Material =
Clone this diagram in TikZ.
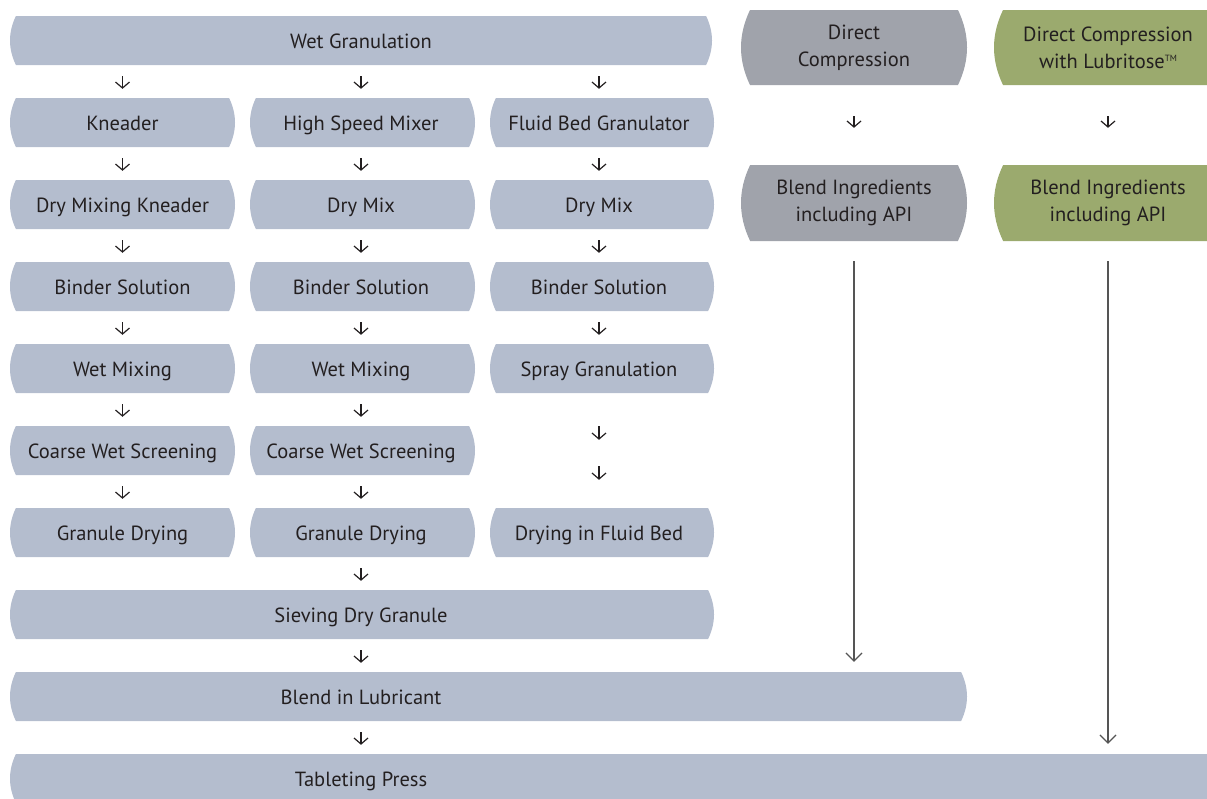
\documentclass[tikz,border=0pt]{standalone}
\usepackage{fontspec}
\setmainfont{PT Sans}
\usetikzlibrary{arrows.meta,calc}
\definecolor{boxblue}{RGB}{180,189,206}
\definecolor{boxgray}{RGB}{160,163,171}
\definecolor{boxgreen}{RGB}{155,170,110}
\definecolor{txtcol}{RGB}{35,31,32}
\definecolor{arrgray}{RGB}{85,85,85}
\tikzset{
  lbl/.style={text=txtcol, align=center, inner sep=0pt, font=\fontsize{20.5}{27}\selectfont},
  lbl1/.style={lbl, text height=17pt, text depth=1pt},
  lbl2/.style={lbl},
  sarr/.style={draw=txtcol, line width=1.2pt, -{Straight Barb[length=6pt,width=14pt]}, shorten <=11pt, shorten >=9pt},
  larr/.style={draw=arrgray, line width=1.2pt, -{Straight Barb[length=8pt,width=16pt]}}
}
% [label style] name, x1, y1, x2, y2, colour, text x, text
\newcommand\barrel[9][lbl1]{%
  \pgfmathsetmacro\bd{0.12*(#6-#4)}%
  \pgfmathsetmacro\bt{(#6-#4)/3}%
  \fill[#7] ({#3+\bd},#4) -- ({#5-\bd},#4)
    .. controls ({#5+\bd/3},{#4+\bt}) and ({#5+\bd/3},{#6-\bt}) .. ({#5-\bd},#6)
    -- ({#3+\bd},#6)
    .. controls ({#3-\bd/3},{#6-\bt}) and ({#3-\bd/3},{#4+\bt}) .. cycle;
  \node[inner sep=0pt, minimum width={#5-#3}, minimum height={#6-#4}] (#2) at ({(#3+#5)/2},{(#4+#6)/2}) {};
  \node[#1] (#2-t) at (#8,{(#4+#6)/2}) {#9};
}
\begin{document}
\begin{tikzpicture}[x=1pt,y=-1pt]
\useasboundingbox (0,0) rectangle (1207,798);
\clip (0,0) rectangle (1207,798);
% top row
\barrel{wg}{10}{16}{712}{65}{boxblue}{361}{Wet Granulation}
\barrel[lbl2]{dc}{741}{10}{967}{85}{boxgray}{854}{Direct\\Compression}
\barrel[lbl2]{dcl}{994}{10}{1235}{85}{boxgreen}{1108}{Direct Compression\\with Lubritose{\fontsize{9}{9}\selectfont\raisebox{7pt}{TM}}}
% row 2
\barrel{kn}{10}{98}{235}{147}{boxblue}{122.5}{Kneader}
\barrel{hs}{250}{98}{475}{147}{boxblue}{361}{High Speed Mixer}
\barrel{fb}{490}{98}{714}{147}{boxblue}{599}{Fluid Bed Granulator}
\barrel[lbl2]{bi1}{741}{165}{967}{241}{boxgray}{854}{Blend Ingredients\\including API}
\barrel[lbl2]{bi2}{994}{165}{1235}{241}{boxgreen}{1108}{Blend Ingredients\\including API}
% row 3
\barrel{dmk}{10}{180}{235}{229}{boxblue}{122.5}{Dry Mixing Kneader}
\barrel{dm2}{250}{180}{475}{229}{boxblue}{361}{Dry Mix}
\barrel{dm3}{490}{180}{714}{229}{boxblue}{599}{Dry Mix}
% row 4
\barrel{bs1}{10}{262}{235}{311}{boxblue}{122.5}{Binder Solution}
\barrel{bs2}{250}{262}{475}{311}{boxblue}{361}{Binder Solution}
\barrel{bs3}{490}{262}{714}{311}{boxblue}{599}{Binder Solution}
% row 5
\barrel{wm1}{10}{344}{235}{393}{boxblue}{122.5}{Wet Mixing}
\barrel{wm2}{250}{344}{475}{393}{boxblue}{361}{Wet Mixing}
\barrel{sg}{490}{344}{714}{393}{boxblue}{599}{Spray Granulation}
% row 6
\barrel{cw1}{10}{426}{235}{475}{boxblue}{122.5}{Coarse Wet Screening}
\barrel{cw2}{250}{426}{475}{475}{boxblue}{361}{Coarse Wet Screening}
% row 7
\barrel{gd1}{10}{508}{235}{557}{boxblue}{122.5}{Granule Drying}
\barrel{gd2}{250}{508}{475}{557}{boxblue}{361}{Granule Drying}
\barrel{df}{490}{508}{714}{557}{boxblue}{599}{Drying in Fluid Bed}
% rows 8-10
\barrel{sv}{10}{590}{714}{639}{boxblue}{361}{Sieving Dry Granule}
\barrel{bl}{10}{672}{967}{721}{boxblue}{361}{Blend in Lubricant}
\barrel{tp}{10}{754}{1240}{803}{boxblue}{361}{Tableting Press}
% short arrows
\draw[sarr] (kn.north |- wg.south) -- (kn.north);
\draw[sarr] (hs-t |- wg.south) -- (hs-t |- hs.north);
\draw[sarr] (fb-t |- wg.south) -- (fb-t |- fb.north);
\draw[sarr] (kn.south) -- (dmk.north);
\draw[sarr] (dmk.south) -- (bs1.north);
\draw[sarr] (bs1.south) -- (wm1.north);
\draw[sarr] (wm1.south) -- (cw1.north);
\draw[sarr] (cw1.south) -- (gd1.north);
\draw[sarr] (hs-t |- hs.south) -- (hs-t |- dm2.north);
\draw[sarr] (hs-t |- dm2.south) -- (hs-t |- bs2.north);
\draw[sarr] (hs-t |- bs2.south) -- (hs-t |- wm2.north);
\draw[sarr] (hs-t |- wm2.south) -- (hs-t |- cw2.north);
\draw[sarr] (hs-t |- cw2.south) -- (hs-t |- gd2.north);
\draw[sarr] (hs-t |- gd2.south) -- (hs-t |- sv.north);
\draw[sarr] (sv-t |- sv.south) -- (sv-t |- bl.north);
\draw[sarr] (bl-t |- bl.south) -- (bl-t |- tp.north);
\draw[sarr] (fb-t |- fb.south) -- (fb-t |- dm3.north);
\draw[sarr] (fb-t |- dm3.south) -- (fb-t |- bs3.north);
\draw[sarr] (fb-t |- bs3.south) -- (fb-t |- sg.north);
\draw[sarr, shorten <=33pt, shorten >=68pt] (sg-t |- sg.south) -- (sg-t |- df.north);
\draw[sarr, shorten <=73pt, shorten >=28pt] (sg-t |- sg.south) -- (sg-t |- df.north);
\draw[sarr, shorten <=31pt, shorten >=37pt] (dc-t |- dc.south) -- (dc-t |- bi1.north);
\draw[sarr, shorten <=31pt, shorten >=37pt] (dcl-t |- dcl.south) -- (dcl-t |- bi2.north);
% long arrows
\draw[larr, shorten <=20pt, shorten >=10pt] (bi1-t |- bi1.south) -- (bi1-t |- bl.north);
\draw[larr, shorten <=20pt, shorten >=10pt] (bi2-t |- bi2.south) -- (bi2-t |- tp.north);
\end{tikzpicture}
\end{document}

Work to complete = Reproduce the listing above exactly, excluding all pictures.

Result for this exercise =
Clone this diagram in TikZ.
\documentclass[tikz,border=0pt]{standalone}
\usepackage{fontspec}
\setmainfont{PT Sans}
\usetikzlibrary{arrows.meta,calc}
\definecolor{boxblue}{RGB}{180,189,206}
\definecolor{boxgray}{RGB}{160,163,171}
\definecolor{boxgreen}{RGB}{155,170,110}
\definecolor{txtcol}{RGB}{35,31,32}
\definecolor{arrgray}{RGB}{85,85,85}
\tikzset{
  lbl/.style={text=txtcol, align=center, inner sep=0pt, font=\fontsize{20.5}{27}\selectfont},
  lbl1/.style={lbl, text height=17pt, text depth=1pt},
  lbl2/.style={lbl},
  sarr/.style={draw=txtcol, line width=1.2pt, -{Straight Barb[length=6pt,width=14pt]}, shorten <=11pt, shorten >=9pt},
  larr/.style={draw=arrgray, line width=1.2pt, -{Straight Barb[length=8pt,width=16pt]}}
}
% [label style] name, x1, y1, x2, y2, colour, text x, text
\newcommand\barrel[9][lbl1]{%
  \pgfmathsetmacro\bd{0.12*(#6-#4)}%
  \pgfmathsetmacro\bt{(#6-#4)/3}%
  \fill[#7] ({#3+\bd},#4) -- ({#5-\bd},#4)
    .. controls ({#5+\bd/3},{#4+\bt}) and ({#5+\bd/3},{#6-\bt}) .. ({#5-\bd},#6)
    -- ({#3+\bd},#6)
    .. controls ({#3-\bd/3},{#6-\bt}) and ({#3-\bd/3},{#4+\bt}) .. cycle;
  \node[inner sep=0pt, minimum width={#5-#3}, minimum height={#6-#4}] (#2) at ({(#3+#5)/2},{(#4+#6)/2}) {};
  \node[#1] (#2-t) at (#8,{(#4+#6)/2}) {#9};
}
\begin{document}
\begin{tikzpicture}[x=1pt,y=-1pt]
\useasboundingbox (0,0) rectangle (1207,798);
\clip (0,0) rectangle (1207,798);
% top row
\barrel{wg}{10}{16}{712}{65}{boxblue}{361}{Wet Granulation}
\barrel[lbl2]{dc}{741}{10}{967}{85}{boxgray}{854}{Direct\\Compression}
\barrel[lbl2]{dcl}{994}{10}{1235}{85}{boxgreen}{1108}{Direct Compression\\with Lubritose{\fontsize{9}{9}\selectfont\raisebox{7pt}{TM}}}
% row 2
\barrel{kn}{10}{98}{235}{147}{boxblue}{122.5}{Kneader}
\barrel{hs}{250}{98}{475}{147}{boxblue}{361}{High Speed Mixer}
\barrel{fb}{490}{98}{714}{147}{boxblue}{599}{Fluid Bed Granulator}
\barrel[lbl2]{bi1}{741}{165}{967}{241}{boxgray}{854}{Blend Ingredients\\including API}
\barrel[lbl2]{bi2}{994}{165}{1235}{241}{boxgreen}{1108}{Blend Ingredients\\including API}
% row 3
\barrel{dmk}{10}{180}{235}{229}{boxblue}{122.5}{Dry Mixing Kneader}
\barrel{dm2}{250}{180}{475}{229}{boxblue}{361}{Dry Mix}
\barrel{dm3}{490}{180}{714}{229}{boxblue}{599}{Dry Mix}
% row 4
\barrel{bs1}{10}{262}{235}{311}{boxblue}{122.5}{Binder Solution}
\barrel{bs2}{250}{262}{475}{311}{boxblue}{361}{Binder Solution}
\barrel{bs3}{490}{262}{714}{311}{boxblue}{599}{Binder Solution}
% row 5
\barrel{wm1}{10}{344}{235}{393}{boxblue}{122.5}{Wet Mixing}
\barrel{wm2}{250}{344}{475}{393}{boxblue}{361}{Wet Mixing}
\barrel{sg}{490}{344}{714}{393}{boxblue}{599}{Spray Granulation}
% row 6
\barrel{cw1}{10}{426}{235}{475}{boxblue}{122.5}{Coarse Wet Screening}
\barrel{cw2}{250}{426}{475}{475}{boxblue}{361}{Coarse Wet Screening}
% row 7
\barrel{gd1}{10}{508}{235}{557}{boxblue}{122.5}{Granule Drying}
\barrel{gd2}{250}{508}{475}{557}{boxblue}{361}{Granule Drying}
\barrel{df}{490}{508}{714}{557}{boxblue}{599}{Drying in Fluid Bed}
% rows 8-10
\barrel{sv}{10}{590}{714}{639}{boxblue}{361}{Sieving Dry Granule}
\barrel{bl}{10}{672}{967}{721}{boxblue}{361}{Blend in Lubricant}
\barrel{tp}{10}{754}{1240}{803}{boxblue}{361}{Tableting Press}
% short arrows
\draw[sarr] (kn.north |- wg.south) -- (kn.north);
\draw[sarr] (hs-t |- wg.south) -- (hs-t |- hs.north);
\draw[sarr] (fb-t |- wg.south) -- (fb-t |- fb.north);
\draw[sarr] (kn.south) -- (dmk.north);
\draw[sarr] (dmk.south) -- (bs1.north);
\draw[sarr] (bs1.south) -- (wm1.north);
\draw[sarr] (wm1.south) -- (cw1.north);
\draw[sarr] (cw1.south) -- (gd1.north);
\draw[sarr] (hs-t |- hs.south) -- (hs-t |- dm2.north);
\draw[sarr] (hs-t |- dm2.south) -- (hs-t |- bs2.north);
\draw[sarr] (hs-t |- bs2.south) -- (hs-t |- wm2.north);
\draw[sarr] (hs-t |- wm2.south) -- (hs-t |- cw2.north);
\draw[sarr] (hs-t |- cw2.south) -- (hs-t |- gd2.north);
\draw[sarr] (hs-t |- gd2.south) -- (hs-t |- sv.north);
\draw[sarr] (sv-t |- sv.south) -- (sv-t |- bl.north);
\draw[sarr] (bl-t |- bl.south) -- (bl-t |- tp.north);
\draw[sarr] (fb-t |- fb.south) -- (fb-t |- dm3.north);
\draw[sarr] (fb-t |- dm3.south) -- (fb-t |- bs3.north);
\draw[sarr] (fb-t |- bs3.south) -- (fb-t |- sg.north);
\draw[sarr, shorten <=33pt, shorten >=68pt] (sg-t |- sg.south) -- (sg-t |- df.north);
\draw[sarr, shorten <=73pt, shorten >=28pt] (sg-t |- sg.south) -- (sg-t |- df.north);
\draw[sarr, shorten <=31pt, shorten >=37pt] (dc-t |- dc.south) -- (dc-t |- bi1.north);
\draw[sarr, shorten <=31pt, shorten >=37pt] (dcl-t |- dcl.south) -- (dcl-t |- bi2.north);
% long arrows
\draw[larr, shorten <=20pt, shorten >=10pt] (bi1-t |- bi1.south) -- (bi1-t |- bl.north);
\draw[larr, shorten <=20pt, shorten >=10pt] (bi2-t |- bi2.south) -- (bi2-t |- tp.north);
\end{tikzpicture}
\end{document}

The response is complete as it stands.